*WHAT THIS TASK INVOLVES*: Each line that holds the word "with" counts once; give the total for the records below and nothing else.

□ □ □ □ □ □ □

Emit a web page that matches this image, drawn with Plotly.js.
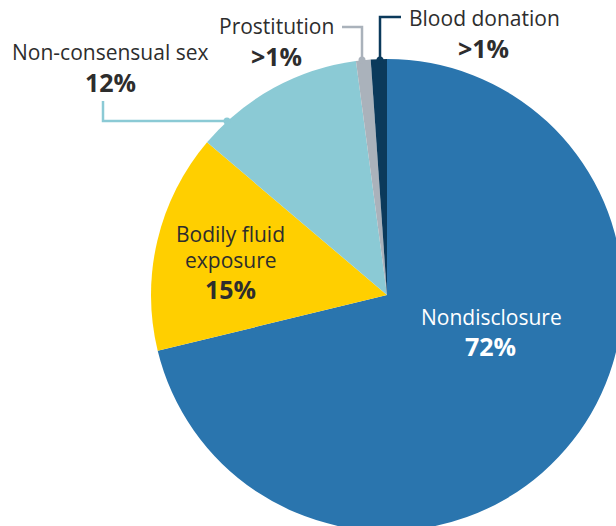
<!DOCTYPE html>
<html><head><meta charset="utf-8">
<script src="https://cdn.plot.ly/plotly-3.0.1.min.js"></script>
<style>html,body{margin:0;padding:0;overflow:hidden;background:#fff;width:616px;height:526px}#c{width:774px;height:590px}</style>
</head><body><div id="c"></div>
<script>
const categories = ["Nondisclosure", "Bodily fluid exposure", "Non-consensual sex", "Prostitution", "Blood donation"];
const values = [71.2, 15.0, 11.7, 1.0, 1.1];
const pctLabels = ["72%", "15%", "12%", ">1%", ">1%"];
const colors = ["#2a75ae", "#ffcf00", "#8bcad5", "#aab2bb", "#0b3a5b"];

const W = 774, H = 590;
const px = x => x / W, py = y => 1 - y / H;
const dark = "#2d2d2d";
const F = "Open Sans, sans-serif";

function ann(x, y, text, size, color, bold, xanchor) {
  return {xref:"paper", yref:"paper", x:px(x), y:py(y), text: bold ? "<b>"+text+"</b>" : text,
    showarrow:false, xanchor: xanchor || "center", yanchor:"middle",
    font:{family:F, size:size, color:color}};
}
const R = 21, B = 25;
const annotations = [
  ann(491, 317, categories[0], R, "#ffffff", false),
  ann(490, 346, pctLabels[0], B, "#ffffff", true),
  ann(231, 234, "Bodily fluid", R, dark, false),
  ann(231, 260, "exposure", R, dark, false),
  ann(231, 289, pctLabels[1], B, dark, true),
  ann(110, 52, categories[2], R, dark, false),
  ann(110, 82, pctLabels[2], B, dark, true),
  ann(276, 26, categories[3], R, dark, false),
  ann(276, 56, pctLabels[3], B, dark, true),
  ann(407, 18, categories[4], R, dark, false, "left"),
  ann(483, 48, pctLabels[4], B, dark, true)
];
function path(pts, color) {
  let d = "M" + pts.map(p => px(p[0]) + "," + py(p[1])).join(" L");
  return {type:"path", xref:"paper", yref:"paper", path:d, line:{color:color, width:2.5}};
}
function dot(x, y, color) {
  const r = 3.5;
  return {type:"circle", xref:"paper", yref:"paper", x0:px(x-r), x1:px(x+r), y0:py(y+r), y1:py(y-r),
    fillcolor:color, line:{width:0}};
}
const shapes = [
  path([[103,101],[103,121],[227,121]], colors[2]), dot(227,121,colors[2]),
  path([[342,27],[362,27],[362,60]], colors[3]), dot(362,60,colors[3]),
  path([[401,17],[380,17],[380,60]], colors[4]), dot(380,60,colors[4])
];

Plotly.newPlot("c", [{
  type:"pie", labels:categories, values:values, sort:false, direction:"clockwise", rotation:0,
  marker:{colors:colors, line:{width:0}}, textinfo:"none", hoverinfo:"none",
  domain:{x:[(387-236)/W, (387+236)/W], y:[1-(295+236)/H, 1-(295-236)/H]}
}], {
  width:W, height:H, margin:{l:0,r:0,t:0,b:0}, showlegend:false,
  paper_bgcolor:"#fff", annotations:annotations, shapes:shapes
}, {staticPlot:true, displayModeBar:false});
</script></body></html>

□ □ □ □ □ □ □

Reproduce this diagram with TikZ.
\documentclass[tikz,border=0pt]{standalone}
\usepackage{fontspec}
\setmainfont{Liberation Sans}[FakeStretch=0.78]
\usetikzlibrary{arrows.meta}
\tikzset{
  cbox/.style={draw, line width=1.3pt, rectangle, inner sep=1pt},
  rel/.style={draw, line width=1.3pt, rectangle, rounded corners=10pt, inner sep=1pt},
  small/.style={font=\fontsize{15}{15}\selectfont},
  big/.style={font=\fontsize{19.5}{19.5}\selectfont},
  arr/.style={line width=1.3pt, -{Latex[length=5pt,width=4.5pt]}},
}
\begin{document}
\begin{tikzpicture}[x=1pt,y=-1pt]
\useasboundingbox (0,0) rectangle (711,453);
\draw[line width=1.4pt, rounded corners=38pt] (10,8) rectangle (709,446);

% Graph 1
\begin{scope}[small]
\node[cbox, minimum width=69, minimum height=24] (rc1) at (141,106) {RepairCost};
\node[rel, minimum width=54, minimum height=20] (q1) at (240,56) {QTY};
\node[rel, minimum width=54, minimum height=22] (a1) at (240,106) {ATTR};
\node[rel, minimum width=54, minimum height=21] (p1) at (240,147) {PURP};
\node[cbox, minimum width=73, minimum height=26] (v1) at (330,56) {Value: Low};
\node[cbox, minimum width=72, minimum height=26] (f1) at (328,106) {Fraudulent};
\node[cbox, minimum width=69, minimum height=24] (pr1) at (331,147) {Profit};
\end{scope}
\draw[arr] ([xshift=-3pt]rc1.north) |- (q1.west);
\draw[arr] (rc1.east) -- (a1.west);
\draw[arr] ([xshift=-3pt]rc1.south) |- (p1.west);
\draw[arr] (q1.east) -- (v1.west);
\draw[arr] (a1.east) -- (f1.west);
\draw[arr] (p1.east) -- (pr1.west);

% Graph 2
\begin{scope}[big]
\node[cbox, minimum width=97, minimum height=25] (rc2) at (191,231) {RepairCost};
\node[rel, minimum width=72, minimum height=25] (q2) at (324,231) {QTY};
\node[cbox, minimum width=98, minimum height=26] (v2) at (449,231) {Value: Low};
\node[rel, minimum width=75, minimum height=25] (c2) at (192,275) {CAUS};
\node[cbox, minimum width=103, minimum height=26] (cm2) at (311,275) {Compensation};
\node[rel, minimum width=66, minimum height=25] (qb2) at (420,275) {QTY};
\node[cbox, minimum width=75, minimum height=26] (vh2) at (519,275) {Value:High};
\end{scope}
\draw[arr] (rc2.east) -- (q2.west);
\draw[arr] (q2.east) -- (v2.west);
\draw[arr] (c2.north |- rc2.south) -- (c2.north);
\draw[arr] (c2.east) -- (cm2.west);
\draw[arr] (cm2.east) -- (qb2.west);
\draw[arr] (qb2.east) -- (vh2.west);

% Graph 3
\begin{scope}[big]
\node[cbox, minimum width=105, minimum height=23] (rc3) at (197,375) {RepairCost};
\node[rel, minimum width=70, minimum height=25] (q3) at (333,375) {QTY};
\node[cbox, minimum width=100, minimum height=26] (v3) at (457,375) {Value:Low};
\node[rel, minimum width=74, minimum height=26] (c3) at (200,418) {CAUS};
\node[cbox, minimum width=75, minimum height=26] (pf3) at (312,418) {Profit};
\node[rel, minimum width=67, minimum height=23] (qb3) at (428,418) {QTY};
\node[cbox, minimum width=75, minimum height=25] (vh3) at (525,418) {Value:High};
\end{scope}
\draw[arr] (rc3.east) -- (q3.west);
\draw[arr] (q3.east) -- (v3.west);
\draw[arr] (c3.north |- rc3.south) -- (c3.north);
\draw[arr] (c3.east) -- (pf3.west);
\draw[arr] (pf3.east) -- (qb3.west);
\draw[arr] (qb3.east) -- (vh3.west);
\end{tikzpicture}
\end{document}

□ □ □ □ □ □ □

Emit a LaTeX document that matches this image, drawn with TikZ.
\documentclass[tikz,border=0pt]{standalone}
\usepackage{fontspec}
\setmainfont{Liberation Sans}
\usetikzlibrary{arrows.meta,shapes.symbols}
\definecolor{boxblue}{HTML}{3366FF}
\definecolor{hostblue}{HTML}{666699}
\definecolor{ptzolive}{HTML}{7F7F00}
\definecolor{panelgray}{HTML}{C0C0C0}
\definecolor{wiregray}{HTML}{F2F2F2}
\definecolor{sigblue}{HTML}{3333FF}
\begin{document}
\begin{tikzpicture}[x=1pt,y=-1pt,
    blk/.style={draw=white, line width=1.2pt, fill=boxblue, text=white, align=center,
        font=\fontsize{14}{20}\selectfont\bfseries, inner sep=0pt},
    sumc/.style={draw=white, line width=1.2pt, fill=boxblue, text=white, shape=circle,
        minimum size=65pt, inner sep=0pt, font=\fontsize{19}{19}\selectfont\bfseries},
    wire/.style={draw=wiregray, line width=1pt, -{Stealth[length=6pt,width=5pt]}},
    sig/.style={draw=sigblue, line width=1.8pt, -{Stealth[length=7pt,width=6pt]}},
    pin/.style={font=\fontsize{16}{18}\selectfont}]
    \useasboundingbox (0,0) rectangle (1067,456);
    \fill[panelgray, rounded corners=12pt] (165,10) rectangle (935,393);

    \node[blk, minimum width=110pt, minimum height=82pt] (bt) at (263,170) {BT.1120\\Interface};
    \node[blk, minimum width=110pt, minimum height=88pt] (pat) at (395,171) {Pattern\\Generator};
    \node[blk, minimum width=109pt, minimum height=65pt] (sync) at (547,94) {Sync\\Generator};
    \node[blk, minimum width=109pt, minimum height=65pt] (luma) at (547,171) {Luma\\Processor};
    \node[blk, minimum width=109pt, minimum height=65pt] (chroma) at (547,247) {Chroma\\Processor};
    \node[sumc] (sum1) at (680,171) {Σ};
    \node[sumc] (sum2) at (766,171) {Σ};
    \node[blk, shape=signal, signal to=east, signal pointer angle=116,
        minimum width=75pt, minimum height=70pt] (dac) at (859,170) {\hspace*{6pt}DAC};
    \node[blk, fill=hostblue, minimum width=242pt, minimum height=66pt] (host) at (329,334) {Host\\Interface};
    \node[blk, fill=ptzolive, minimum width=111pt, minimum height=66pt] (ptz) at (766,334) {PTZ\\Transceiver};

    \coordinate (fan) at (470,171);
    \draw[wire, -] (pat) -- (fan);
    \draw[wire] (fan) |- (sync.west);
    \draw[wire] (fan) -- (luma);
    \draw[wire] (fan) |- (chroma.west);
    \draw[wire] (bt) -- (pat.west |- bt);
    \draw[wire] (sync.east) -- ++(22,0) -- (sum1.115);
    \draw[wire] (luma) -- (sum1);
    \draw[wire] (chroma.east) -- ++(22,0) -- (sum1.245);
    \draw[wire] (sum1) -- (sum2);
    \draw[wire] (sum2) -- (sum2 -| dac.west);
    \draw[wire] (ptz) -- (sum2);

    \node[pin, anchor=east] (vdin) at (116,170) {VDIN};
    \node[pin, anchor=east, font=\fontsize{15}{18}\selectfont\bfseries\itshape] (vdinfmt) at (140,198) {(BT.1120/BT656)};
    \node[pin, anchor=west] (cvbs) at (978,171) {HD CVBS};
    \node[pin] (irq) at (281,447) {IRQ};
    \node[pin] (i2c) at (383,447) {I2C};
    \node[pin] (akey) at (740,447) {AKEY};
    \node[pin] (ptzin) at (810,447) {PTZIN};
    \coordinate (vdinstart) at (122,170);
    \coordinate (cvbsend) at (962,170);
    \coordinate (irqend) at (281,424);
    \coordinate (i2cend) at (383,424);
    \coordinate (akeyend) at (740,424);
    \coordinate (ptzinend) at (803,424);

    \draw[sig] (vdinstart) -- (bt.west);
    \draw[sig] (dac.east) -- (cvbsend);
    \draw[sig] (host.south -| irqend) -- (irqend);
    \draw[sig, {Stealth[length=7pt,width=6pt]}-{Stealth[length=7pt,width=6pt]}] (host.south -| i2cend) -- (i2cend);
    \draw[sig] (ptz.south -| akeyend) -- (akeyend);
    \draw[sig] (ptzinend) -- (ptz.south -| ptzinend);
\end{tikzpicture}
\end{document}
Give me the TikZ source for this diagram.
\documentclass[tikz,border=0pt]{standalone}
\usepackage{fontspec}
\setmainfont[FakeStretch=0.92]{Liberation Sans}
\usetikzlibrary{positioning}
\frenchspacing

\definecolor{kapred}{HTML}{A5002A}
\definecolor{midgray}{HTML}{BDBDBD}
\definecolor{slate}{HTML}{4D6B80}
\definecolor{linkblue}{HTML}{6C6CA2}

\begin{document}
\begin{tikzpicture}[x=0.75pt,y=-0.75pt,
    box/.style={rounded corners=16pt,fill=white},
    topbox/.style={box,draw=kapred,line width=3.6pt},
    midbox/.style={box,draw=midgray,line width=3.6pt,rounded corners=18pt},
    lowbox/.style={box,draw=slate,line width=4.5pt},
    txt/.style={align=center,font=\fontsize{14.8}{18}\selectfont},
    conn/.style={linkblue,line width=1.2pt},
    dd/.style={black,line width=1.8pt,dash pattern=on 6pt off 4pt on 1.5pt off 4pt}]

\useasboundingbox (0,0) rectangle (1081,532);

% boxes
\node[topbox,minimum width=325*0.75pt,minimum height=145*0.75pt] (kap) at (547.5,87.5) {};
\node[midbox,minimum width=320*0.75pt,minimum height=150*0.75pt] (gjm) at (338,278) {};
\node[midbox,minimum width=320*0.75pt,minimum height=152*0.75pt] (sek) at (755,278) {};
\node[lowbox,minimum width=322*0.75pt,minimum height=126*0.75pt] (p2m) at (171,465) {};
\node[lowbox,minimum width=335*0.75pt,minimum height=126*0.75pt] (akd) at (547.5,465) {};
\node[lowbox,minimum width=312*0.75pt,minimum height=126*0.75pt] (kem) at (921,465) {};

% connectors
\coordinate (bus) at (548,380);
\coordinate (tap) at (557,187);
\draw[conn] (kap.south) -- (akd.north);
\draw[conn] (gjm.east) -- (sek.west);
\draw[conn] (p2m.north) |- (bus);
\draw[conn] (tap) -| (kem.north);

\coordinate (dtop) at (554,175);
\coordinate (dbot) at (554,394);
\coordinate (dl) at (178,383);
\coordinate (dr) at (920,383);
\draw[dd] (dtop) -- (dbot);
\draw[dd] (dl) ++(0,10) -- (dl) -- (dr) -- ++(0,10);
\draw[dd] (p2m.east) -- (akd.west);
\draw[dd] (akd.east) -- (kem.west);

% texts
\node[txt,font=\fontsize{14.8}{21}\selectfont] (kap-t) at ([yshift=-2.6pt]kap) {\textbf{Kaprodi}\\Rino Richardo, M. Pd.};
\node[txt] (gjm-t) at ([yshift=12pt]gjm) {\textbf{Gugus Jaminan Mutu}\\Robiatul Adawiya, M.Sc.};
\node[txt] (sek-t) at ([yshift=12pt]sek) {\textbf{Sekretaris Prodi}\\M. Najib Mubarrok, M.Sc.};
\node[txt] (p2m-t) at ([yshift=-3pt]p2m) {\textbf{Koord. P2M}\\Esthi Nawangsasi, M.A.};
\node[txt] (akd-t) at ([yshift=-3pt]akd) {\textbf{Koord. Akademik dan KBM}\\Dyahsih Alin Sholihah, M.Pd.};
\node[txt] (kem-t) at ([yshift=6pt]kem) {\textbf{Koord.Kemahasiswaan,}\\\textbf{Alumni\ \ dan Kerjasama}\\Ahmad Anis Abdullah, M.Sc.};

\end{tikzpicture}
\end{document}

□ □ □ □ □ □ □

*RESULT*: 3